26th September 2019 | Michael Lewis | Real Estate Litigation, Dispute Resolution
Partner Mike Lewis, examines the blue Manchester v North West Ground Rents Ltd case where the landlord was in breach of its repairing covenant. This is the first of several case studies he covered in his recent talk at Heathrow... Read more
Partner Mike Lewis, examines the blue Manchester v North West Ground Rents Ltd case where the landlord was in breach of its repairing covenant. This is the first of several case studies he covered in his recent talk at Heathrow Airport for 80 surveyors as part of their CPD training.
Being the largest skyscraper outside London, Beetham Tower is Manchester’s most iconic building. It’s 47 stories comprise of a Hilton Hotel, and residential apartments. The external part of the building is made up of a mixture of single and double glazed shadow box units (SBU’s). However, questions were raised when the windows started to fall out!
The Landlord of the building, North West Ground Rents Limited purchased the freehold reversion of the building from Carillion Construction Ltd for £400,000 in 2010. The lease for the hotel was granted to Blue Manchester Ltd for a premium of £60 million. Under the terms of hotel lease, the Landlord covenanted to keep the common parts “in good and substantial repair and when necessary as part of repair to reinstate replace and renew where appropriate…”. The parties agreed that the external face of the building (including the frame and SBUs) were within the common parts.
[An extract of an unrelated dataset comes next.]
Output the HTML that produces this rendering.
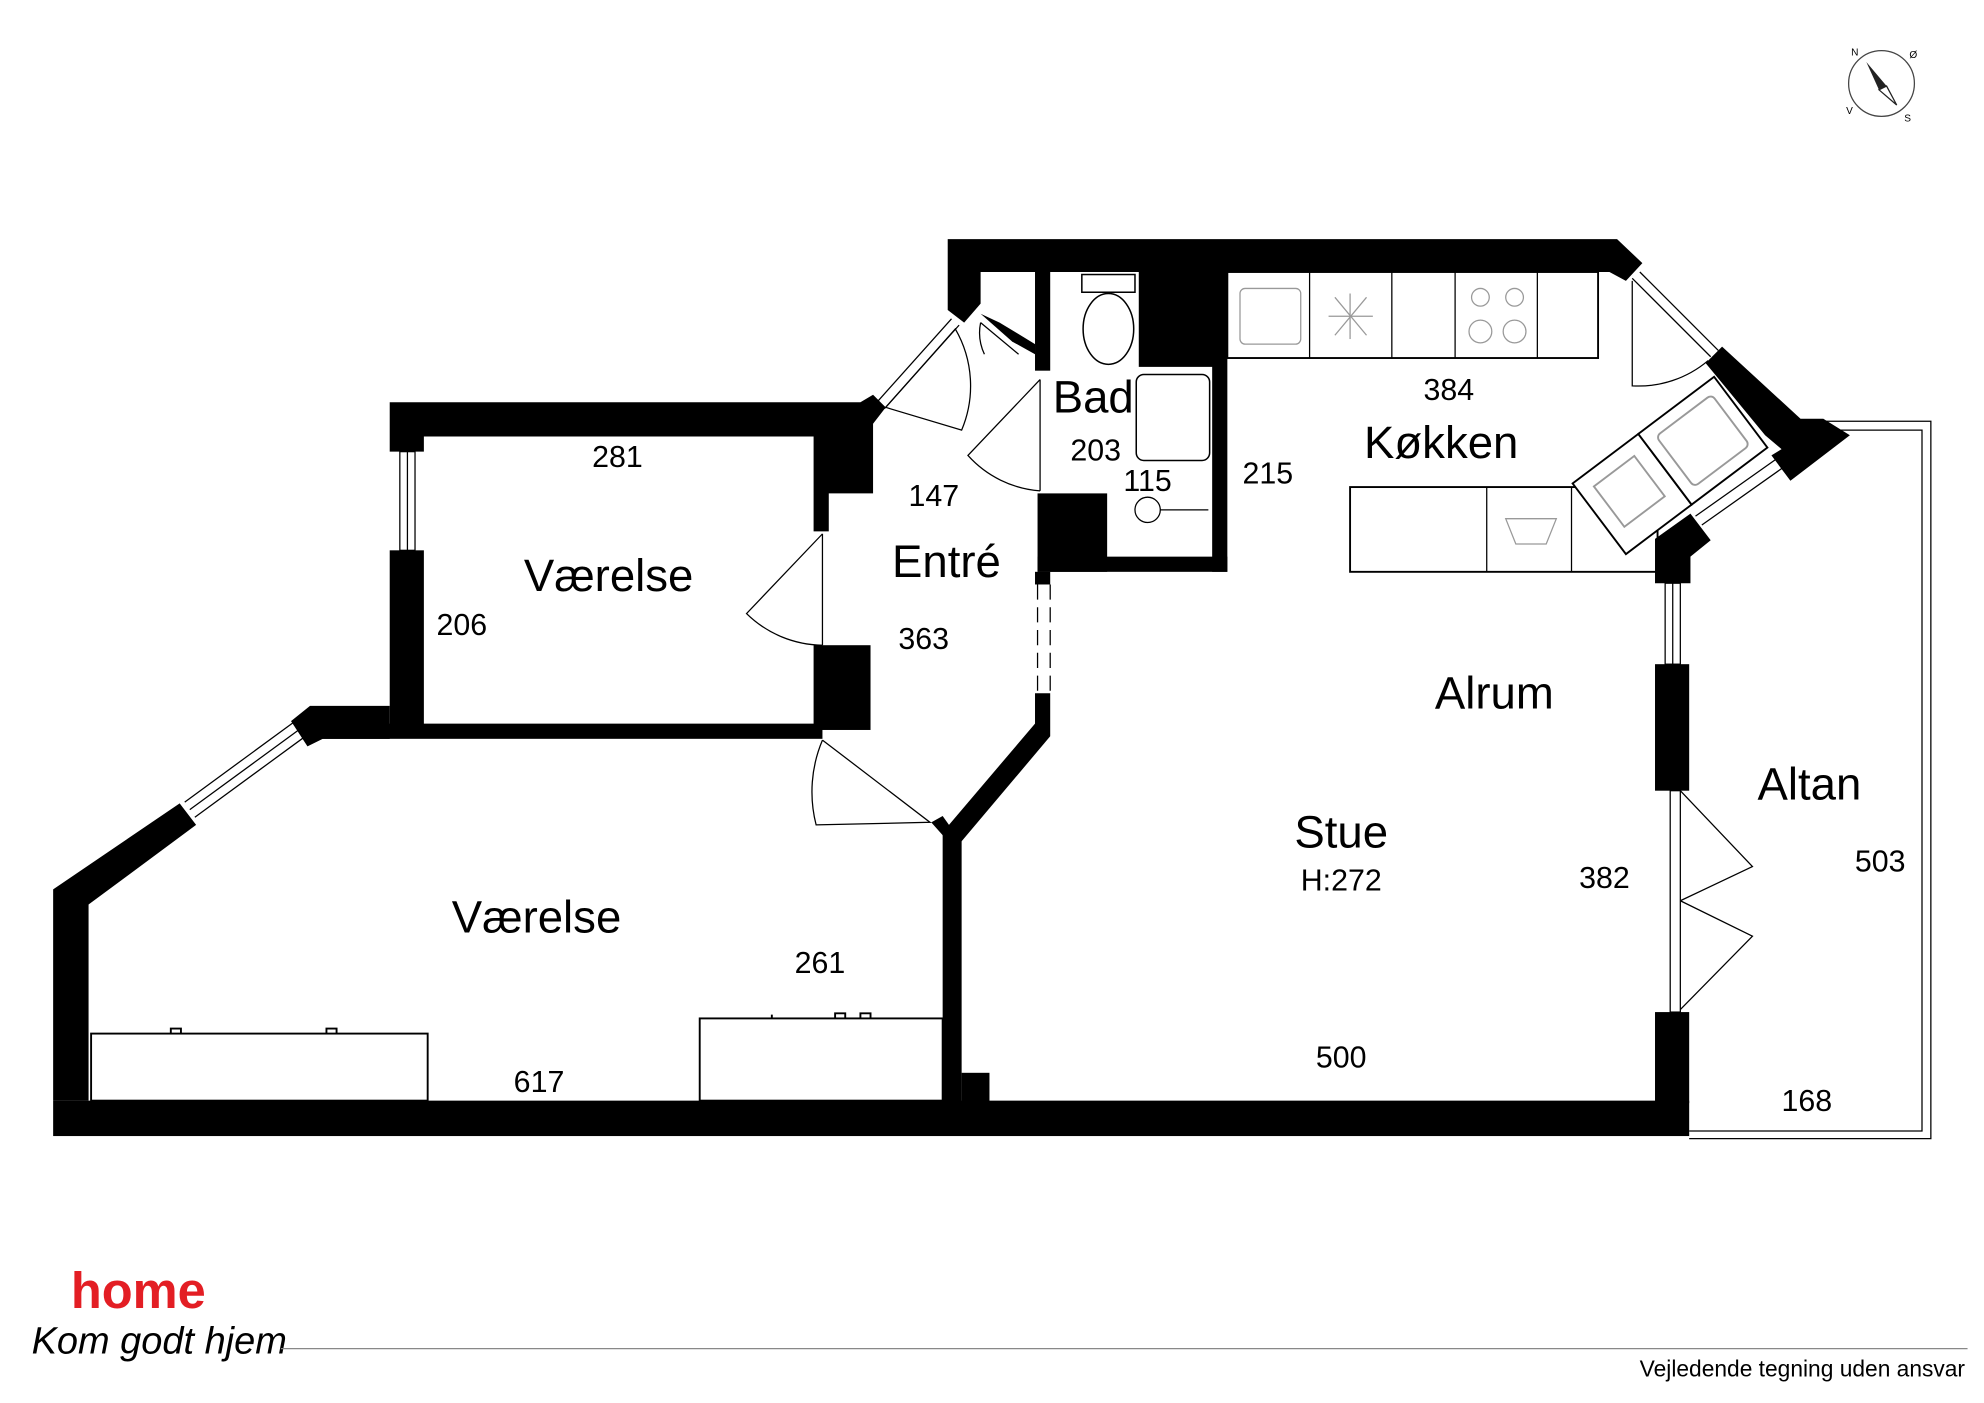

In 2014, it was discovered by Carillion that the sealant holding the SBU’s into place was starting to fail. As a result, and as a temporary measure, they screw-stitched pressure plates to the frame panels, to hold the 1,350 SBU’s in place. This temporary fix was not meant to last for more than three years pending a full investigation. However, in 2018, Carillion went into liquidation, and no solution had been found.
The tenant bought a case against the landlord for specific performance, seeking to compel the landlord to carry out the works under the repairing covenant in the lease.
The landlord disagreed with the claim – it argued that although the external façade of the building was its responsibility, it had already taken sufficient steps to comply with its repairing obligation.
The Court had to consider whether the external façade of the building was in disrepair – and it was held that it was. Because the stitch plates were only meant to be in place for three years, whilst a permanent solution was found, meant that the SBU’s were not in “good and substantial repair”. The SBU’s were only able to be regarded as safe if a full investigation and report had been commissioned from a qualified consultant, and this had not been done. The landlord was therefore in breach of its repairing covenant and the landlord was required to repair the SBUs by arranging for their like-for-like replacement.
The recent case of Blue Manchester Ltd v North West Ground Rents Ltd is interesting because it is not often that an order will be granted for specific performance, requiring compliance with a repairing covenant in a lease. Even though steps had been taken to ensure the SBU’s were fixed, this was only a temporary measure, and the Court felt no sympathy for the landlord. Even though the costs for the repairing works were not proportionate to the premium paid for the freehold reversion, the responsibility for inherent, or design and construction defects was with the landlord under the terms of the lease.